学校選択とは誰が選択するものか。児童か世間か。

おはようございます。

公立教育を考えた際に近年では学校選択制というキーワードも表面に浮かび上がってきます。例えば、東京都墨田区も荒川区も区内の小中学校を選べます。

導入され始めた事から、学区の考えがなくなると地域の伝統文化を学び保持していくという側面が形骸化されてしまうから反対だという意見が出ていました。

しかし、私は別の視点での課題を指摘しておきます。法性寺でも話しましたが、学校選択の自由化は区内の学校のランク付け、ブランディングが始まってしまうというベースがあります。

現に、どこそこの小学校が区内でベスト3だなどという会話を耳にします。これは、都立高校のようにれっきとした学力検査があるわけでないにも関わらずです。しかし、一旦ランク付けが始まると世間の目があります。あの子は、あの先生は◯◯小学校だから凄いだとか何を基準にしているか不透明なままイメージだけが膨らんでいくのです。

ところが、どうでしょう。これが果たして機会均等であり、一人でも多くの子供達を大きく成長させたいという環境なのでしょうか。

たまたま「凄くない」とされてしまっている△△小学校があるとします。親はここの卒業生で子供も同じ学び舎でと考えました。自分達の頃は、ドラえもんの登場人物達のように多種多彩な同級生達でしたが、子供の世代は出木杉やしずかちゃんが割合として少ないような気がします。地域のこういう子達は同区内での電車を乗り継がなければならない遥か遠くの◯◯小学校に行ったようです。こういうのは相当中途半端な格付けです。

私立の各学校の校風や先生に惹かれて小学校受験をするわけではないのに、こういう事態から△△小学校の“元気”が衰えていったら一番犠牲になるのは子供達です。

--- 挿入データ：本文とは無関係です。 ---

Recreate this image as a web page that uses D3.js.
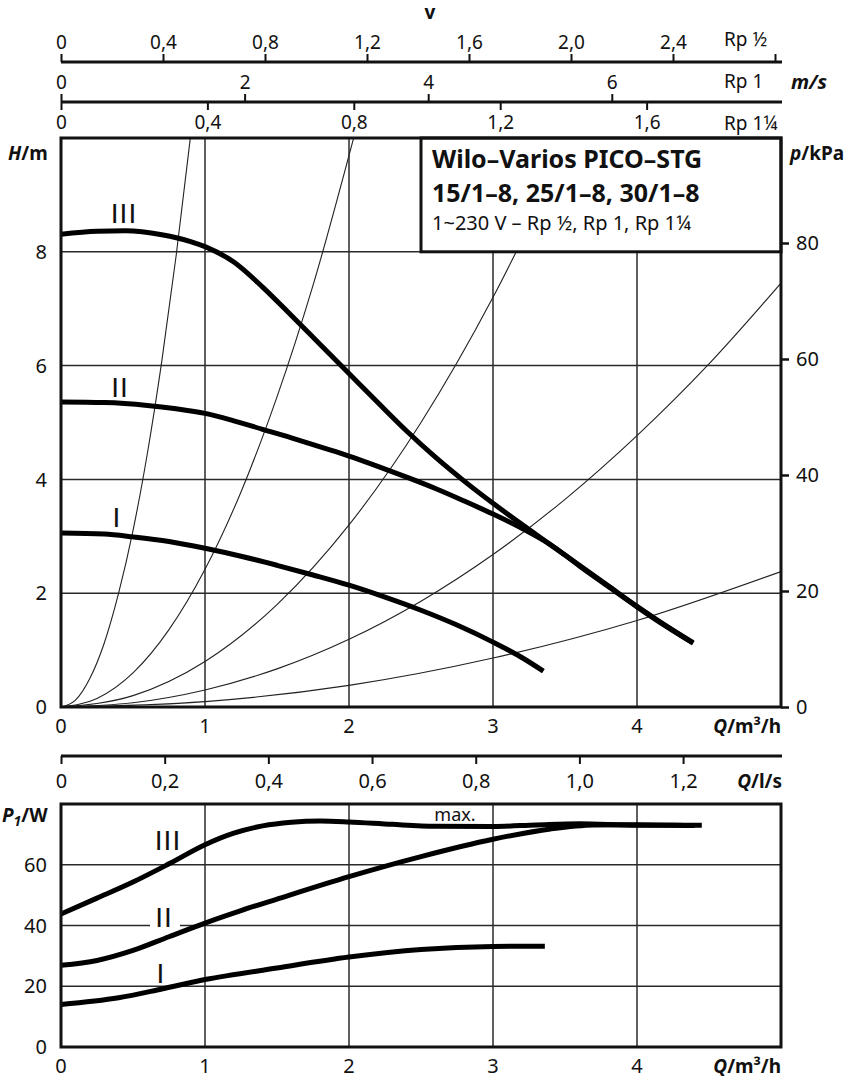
<!DOCTYPE html>
<html>
<head>
<meta charset="utf-8">
<script src="https://cdnjs.cloudflare.com/ajax/libs/d3/7.8.5/d3.min.js"></script>
<style>
  html, body { margin: 0; padding: 0; background: #fff; }
  svg { display: block; font-family: "Noto Sans", "Open Sans", sans-serif; }
</style>
</head>
<body>
<svg id="chart" width="851" height="1080"></svg>
<script>
// =========================================
// Data
// =========================================
const qTicks = [0, 1, 2, 3, 4];                 // Q in m³/h
const headTicks = [0, 2, 4, 6, 8];              // H in m
const kpaTicks = [0, 20, 40, 60, 80];           // p in kPa
const powerTicks = [0, 20, 40, 60];             // P1 in W
const qLsTicks = [0, 0.2, 0.4, 0.6, 0.8, 1.0, 1.2];
const vRpHalfTicks = [0, 0.4, 0.8, 1.2, 1.6, 2.0, 2.4, 2.8];
const vRpHalfLabels = [0, 0.4, 0.8, 1.2, 1.6, 2.0, 2.4];
const vRp1Ticks = [0, 2, 4, 6];
const vRp114Ticks = [0, 0.4, 0.8, 1.2, 1.6];

// pump head curves [Q, H]
const headIII = [[0, 8.31], [0.25, 8.36], [0.45, 8.37], [0.7, 8.30], [0.9, 8.18], [1.0, 8.09],
  [1.2, 7.82], [1.4, 7.38], [1.6, 6.88], [1.8, 6.37], [2.0, 5.86], [2.2, 5.35], [2.4, 4.85],
  [2.6, 4.39], [2.8, 3.97], [3.0, 3.58], [3.2, 3.21], [3.4, 2.85], [3.6, 2.49], [3.8, 2.13],
  [4.0, 1.77], [4.2, 1.43], [4.39, 1.13]];
const headII = [[0, 5.36], [0.3, 5.35], [0.6, 5.30], [0.8, 5.24], [1.0, 5.16], [1.2, 5.03],
  [1.4, 4.88], [1.6, 4.73], [1.8, 4.57], [2.0, 4.41], [2.2, 4.23], [2.4, 4.04], [2.6, 3.84],
  [2.8, 3.62], [3.0, 3.39], [3.2, 3.14], [3.4, 2.85], [3.5, 2.67], [3.6, 2.48], [3.8, 2.12],
  [4.0, 1.76], [4.2, 1.42], [4.39, 1.12]];
const headI = [[0, 3.06], [0.3, 3.04], [0.5, 2.99], [0.75, 2.91], [1.0, 2.79], [1.25, 2.65],
  [1.5, 2.49], [1.75, 2.32], [2.0, 2.14], [2.25, 1.93], [2.5, 1.70], [2.75, 1.44], [3.0, 1.14],
  [3.2, 0.87], [3.35, 0.63]];

// system (pipe) curves [Q, H]
const systemA = [[0, 0], [0.1, 0.12], [0.2, 0.5], [0.3, 1.12], [0.4, 2.0], [0.5, 3.1],
  [0.6, 4.46], [0.7, 6.08], [0.8, 7.94], [0.9, 10.04]];
const systemB = [[0, 0], [0.25, 0.15], [0.5, 0.6], [0.75, 1.36], [1.0, 2.42], [1.25, 3.78],
  [1.5, 5.45], [1.75, 7.41], [2.05, 10.17]];
const systemC = [[0, 0], [0.5, 0.2], [1.0, 0.8], [1.5, 1.8], [2.0, 3.2], [2.5, 5.0],
  [3.0, 7.2], [3.3, 8.71]];
const systemD = [[0, 0], [0.5, 0.075], [1.0, 0.3], [1.5, 0.67], [2.0, 1.19], [2.5, 1.86],
  [3.0, 2.68], [3.5, 3.65], [4.0, 4.77], [4.5, 6.03], [5.0, 7.45]];
const systemE = [[0, 0], [1.0, 0.095], [2.0, 0.38], [3.0, 0.86], [4.0, 1.52], [5.0, 2.38]];

// power curves [Q, P1]
const powerIII = [[0, 43.8], [0.25, 49.0], [0.5, 54.3], [0.75, 60.3], [1.0, 66.6], [1.2, 70.4],
  [1.4, 72.8], [1.6, 74.0], [1.8, 74.4], [2.0, 74.1], [2.3, 73.3], [2.6, 72.7], [3.0, 72.6],
  [3.3, 73.1], [3.6, 73.5], [4.0, 73.0], [4.45, 73.0]];
const powerII = [[0, 26.9], [0.25, 28.5], [0.5, 31.8], [0.75, 36.3], [1.0, 40.8], [1.25, 44.9],
  [1.5, 48.7], [2.0, 56.1], [2.5, 62.7], [3.0, 68.4], [3.4, 71.8], [3.7, 73.1], [4.0, 73.2], [4.4, 72.9]];
const powerI = [[0, 14.0], [0.4, 16.2], [0.7, 19.1], [1.0, 22.2], [1.5, 26.0], [2.0, 29.6],
  [2.5, 32.1], [3.0, 33.1], [3.36, 33.2]];

const titleLines = ['Wilo–Varios PICO–STG', '15/1–8, 25/1–8, 30/1–8', '1~230 V – Rp ½, Rp 1, Rp 1¼'];

// =========================================
// Layout
// =========================================
const left = 61, right = 781;
const headTop = 138, headBottom = 707;
const powerTop = 804, powerBottom = 1047;
const ink = '#111';
const gridInk = '#2a2a2a';

const svg = d3.select('#chart');

const x = d3.scaleLinear().domain([0, 5]).range([left, right]);
const yH = d3.scaleLinear().domain([0, 10]).range([headBottom, headTop]);
const yKpa = d3.scaleLinear().domain([0, 98.1]).range([headBottom, headTop]);
const yP = d3.scaleLinear().domain([0, 80]).range([powerBottom, powerTop]);
const xLs = d3.scaleLinear().domain([0, 5 / 3.6]).range([left, right]);
const xRpHalf = d3.scaleLinear().domain([0, 720 / 255]).range([left, right]);
const xRp1 = d3.scaleLinear().domain([0, 720 / 91.8]).range([left, right]);
const xRp114 = d3.scaleLinear().domain([0, 720 / 366]).range([left, right]);

const comma = d3.formatLocale({ decimal: ',', thousands: '.', grouping: [3], currency: ['', ''] }).format('.1f');
const fmtDec = d => d === 0 ? '0' : comma(d);

// -----------------------------------------
// velocity axes at the top
// -----------------------------------------
svg.append('text').attr('x', 430).attr('y', 19).attr('text-anchor', 'middle')
  .style('font-size', '19px').style('font-weight', '700').attr('fill', ink).text('v');

const styleAxis = (g, size) => {
  g.select('.domain').attr('stroke', ink).attr('stroke-width', 3);
  g.selectAll('.tick line').attr('stroke', ink).attr('stroke-width', 2);
  g.selectAll('.tick text').attr('fill', ink).style('font-size', size)
    .style('font-family', '"Noto Sans", sans-serif');
};

const axHalf = svg.append('g').attr('transform', 'translate(0,62)')
  .call(d3.axisTop(xRpHalf).tickValues(vRpHalfTicks).tickSize(8).tickSizeOuter(0).tickPadding(5)
    .tickFormat(d => vRpHalfLabels.includes(d) ? fmtDec(d) : ''));
styleAxis(axHalf, '19px');
axHalf.select('.domain').attr('d', `M${left},0H${right + 1}`);

const axRp1 = svg.append('g').attr('transform', 'translate(0,102)')
  .call(d3.axisTop(xRp1).tickValues(vRp1Ticks).tickSize(8).tickSizeOuter(0).tickPadding(5)
    .tickFormat(d3.format('d')));
styleAxis(axRp1, '19px');
axRp1.select('.domain').attr('d', `M${left},0H${right + 1}`);

const axRp114 = svg.append('g').attr('transform', 'translate(0,102)')
  .call(d3.axisBottom(xRp114).tickValues(vRp114Ticks).tickSize(8).tickSizeOuter(0).tickPadding(6)
    .tickFormat(fmtDec));
styleAxis(axRp114, '19px');
axRp114.select('.domain').remove();

const rpLabels = [['Rp ½', 46], ['Rp 1', 88], ['Rp 1¼', 130]];
svg.selectAll('.rp-label').data(rpLabels).enter().append('text')
  .attr('class', 'rp-label').attr('x', 724).attr('y', d => d[1])
  .style('font-size', '19px').attr('fill', ink).text(d => d[0]);

svg.append('text').attr('x', 791).attr('y', 89)
  .style('font-size', '20px').style('font-weight', '700').style('font-style', 'italic')
  .attr('fill', ink).text('m/s');

// -----------------------------------------
// head chart
// -----------------------------------------
svg.append('clipPath').attr('id', 'headClip').append('rect')
  .attr('x', left).attr('y', headTop).attr('width', right - left).attr('height', headBottom - headTop);

svg.append('g').selectAll('line').data(qTicks.slice(1)).enter().append('line')
  .attr('x1', d => x(d)).attr('x2', d => x(d)).attr('y1', headTop).attr('y2', headBottom)
  .attr('stroke', gridInk).attr('stroke-width', 1.5);
svg.append('g').selectAll('line').data(headTicks.slice(1)).enter().append('line')
  .attr('x1', left).attr('x2', right).attr('y1', d => yH(d)).attr('y2', d => yH(d))
  .attr('stroke', gridInk).attr('stroke-width', 1.5);

const headLine = d3.line().x(d => x(d[0])).y(d => yH(d[1])).curve(d3.curveMonotoneX);

svg.append('g').attr('clip-path', 'url(#headClip)')
  .selectAll('path').data([systemA, systemB, systemC, systemD, systemE]).enter().append('path')
  .attr('d', headLine).attr('fill', 'none').attr('stroke', '#222').attr('stroke-width', 1.1);

// title box
svg.append('rect').attr('x', 421).attr('y', headTop).attr('width', right - 421).attr('height', yH(8) - headTop)
  .attr('fill', '#fff').attr('stroke', ink).attr('stroke-width', 3);

svg.selectAll('.title-line').data(titleLines).enter().append('text')
  .attr('class', 'title-line').attr('x', 432).attr('y', (d, i) => [168, 202, 230][i])
  .style('font-size', (d, i) => i < 2 ? '25px' : '20px')
  .style('font-weight', (d, i) => i < 2 ? '700' : '400')
  .attr('fill', ink).text(d => d);

svg.append('g').selectAll('path').data([headI, headII, headIII]).enter().append('path')
  .attr('d', headLine).attr('fill', 'none').attr('stroke', '#000').attr('stroke-width', 5);

svg.append('rect').attr('x', left).attr('y', headTop).attr('width', right - left).attr('height', headBottom - headTop)
  .attr('fill', 'none').attr('stroke', ink).attr('stroke-width', 3);

// left H labels
svg.append('g').selectAll('text').data(headTicks).enter().append('text')
  .attr('x', 47).attr('y', d => yH(d)).attr('dy', '0.36em').attr('text-anchor', 'end')
  .style('font-size', '20px').attr('fill', ink).text(d => d);

// right kPa axis
const axKpa = svg.append('g').attr('transform', `translate(${right},0)`)
  .call(d3.axisRight(yKpa).tickValues(kpaTicks).tickSize(8).tickPadding(7).tickSizeOuter(0));
axKpa.select('.domain').remove();
axKpa.selectAll('.tick line').attr('stroke', ink).attr('stroke-width', 2.5);
axKpa.selectAll('.tick text').attr('fill', ink).style('font-size', '20px')
  .style('font-family', '"Noto Sans", sans-serif');

// Q labels under head chart
svg.append('g').selectAll('text').data(qTicks).enter().append('text')
  .attr('x', d => x(d)).attr('y', 733).attr('text-anchor', 'middle')
  .style('font-size', '20px').attr('fill', ink).text(d => d);

// axis titles
const axisTitle = (xx, yy, anchor, parts) => {
  const t = svg.append('text').attr('x', xx).attr('y', yy).attr('text-anchor', anchor)
    .style('font-size', '19px').style('font-weight', '700').attr('fill', ink);
  parts.forEach(p => {
    const s = t.append('tspan').text(p.t);
    if (p.i) s.style('font-style', 'italic');
    if (p.sub) s.style('font-size', '14px').attr('dy', 4);
    if (p.up) s.attr('dy', -4);
  });
  return t;
};
axisTitle(8, 160, 'start', [{ t: 'H', i: true }, { t: '/m' }]);
axisTitle(790, 160, 'start', [{ t: 'p', i: true }, { t: '/kPa' }]);
axisTitle(781, 733, 'end', [{ t: 'Q', i: true }, { t: '/m³/h' }]);

// curve names (drawn as plain sans strokes)
const nameFont = '"Liberation Sans", "DejaVu Sans", sans-serif';
const headNames = [['III', 124, 223], ['II', 120, 397], ['I', 117, 527]];
svg.selectAll('.head-name').data(headNames).enter().append('text')
  .attr('class', 'head-name').attr('x', d => d[1]).attr('y', d => d[2]).attr('text-anchor', 'middle')
  .style('font-family', nameFont).style('font-size', '28px').style('font-weight', '400')
  .style('letter-spacing', '1px')
  .attr('fill', ink).text(d => d[0]);

// -----------------------------------------
// l/s axis
// -----------------------------------------
const axLs = svg.append('g').attr('transform', 'translate(0,756)')
  .call(d3.axisBottom(xLs).tickValues(qLsTicks).tickSize(8).tickSizeOuter(0).tickPadding(10)
    .tickFormat(fmtDec));
styleAxis(axLs, '20px');
axLs.select('.domain').attr('d', `M${left},0H${right + 1}`);
axisTitle(782, 788, 'end', [{ t: 'Q', i: true }, { t: '/l/s' }]);

// -----------------------------------------
// power chart
// -----------------------------------------
svg.append('g').selectAll('line').data(qTicks.slice(1)).enter().append('line')
  .attr('x1', d => x(d)).attr('x2', d => x(d)).attr('y1', powerTop).attr('y2', powerBottom)
  .attr('stroke', gridInk).attr('stroke-width', 1.5);
svg.append('g').selectAll('line').data(powerTicks.slice(1)).enter().append('line')
  .attr('x1', left).attr('x2', right).attr('y1', d => yP(d)).attr('y2', d => yP(d))
  .attr('stroke', gridInk).attr('stroke-width', 1.5);

const powerLine = d3.line().x(d => x(d[0])).y(d => yP(d[1])).curve(d3.curveMonotoneX);
svg.append('g').selectAll('path').data([powerI, powerII, powerIII]).enter().append('path')
  .attr('d', powerLine).attr('fill', 'none').attr('stroke', '#000').attr('stroke-width', 5);

svg.append('rect').attr('x', left).attr('y', powerTop).attr('width', right - left).attr('height', powerBottom - powerTop)
  .attr('fill', 'none').attr('stroke', ink).attr('stroke-width', 3);

svg.append('g').selectAll('text').data(powerTicks).enter().append('text')
  .attr('x', 47).attr('y', d => yP(d)).attr('dy', '0.36em').attr('text-anchor', 'end')
  .style('font-size', '20px').attr('fill', ink).text(d => d);

svg.append('g').selectAll('text').data(qTicks).enter().append('text')
  .attr('x', d => x(d)).attr('y', 1073).attr('text-anchor', 'middle')
  .style('font-size', '20px').attr('fill', ink).text(d => d);

axisTitle(781, 1073, 'end', [{ t: 'Q', i: true }, { t: '/m³/h' }]);
axisTitle(2, 822, 'start', [{ t: 'P', i: true }, { t: '1', i: true, sub: true }, { t: '/W', up: true }]);

svg.append('text').attr('x', 455).attr('y', 821).attr('text-anchor', 'middle')
  .style('font-size', '18px').attr('fill', ink).text('max.');

// label II sits on the 40 W grid line
svg.append('rect').attr('x', 150).attr('y', yP(40) - 3).attr('width', 30).attr('height', 6).attr('fill', '#fff');

const powerNames = [['III', 168, 850], ['II', 164, 927], ['I', 161, 983]];
svg.selectAll('.power-name').data(powerNames).enter().append('text')
  .attr('class', 'power-name').attr('x', d => d[1]).attr('y', d => d[2]).attr('text-anchor', 'middle')
  .style('font-family', nameFont).style('font-size', '28px').style('font-weight', '400')
  .style('letter-spacing', '1px')
  .attr('fill', ink).text(d => d[0]);
</script>
</body>
</html>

公立の教員には異動があります。“良い”とされている教員でも◯◯小学校か△△小学校のうち後者に配属となったら少し気持ちが萎えてしまうのではないでしょうか。会社組織でも、役所でも異動先の部署によってモチベーションが上がったり下がったりするのは当然です。

加えて、教員の各学校への配当には基準があります。これは学級数ごとの定数配当基準になっており、少子化でそもその母数が少ないのに△△小学校に入る子が減ると学級数の減り教員の数が減ってしまうという計算ができます。すると、今度は何人で1クラスが妥当かという議論が始まるわけですね。40人か35人か30人かなんて。すると、◯◯小学校と△△小学校では教員の数にまで差がついてきてしまうのです。

私自身は学校選択制を悪いとは思いません。ただでさえ、一人っ子を共働きしてでも私立に入れようとする親も増えてきている中で地域の拠点となる公立小学校がどうなってしまうのか不安なのです。選択できるという機会が与えられたと同時に、子供達がどこでも充実して学べる環境という機会を早いうちから担保しなくてはと思うのです。

あくまで公立の学校なのですから。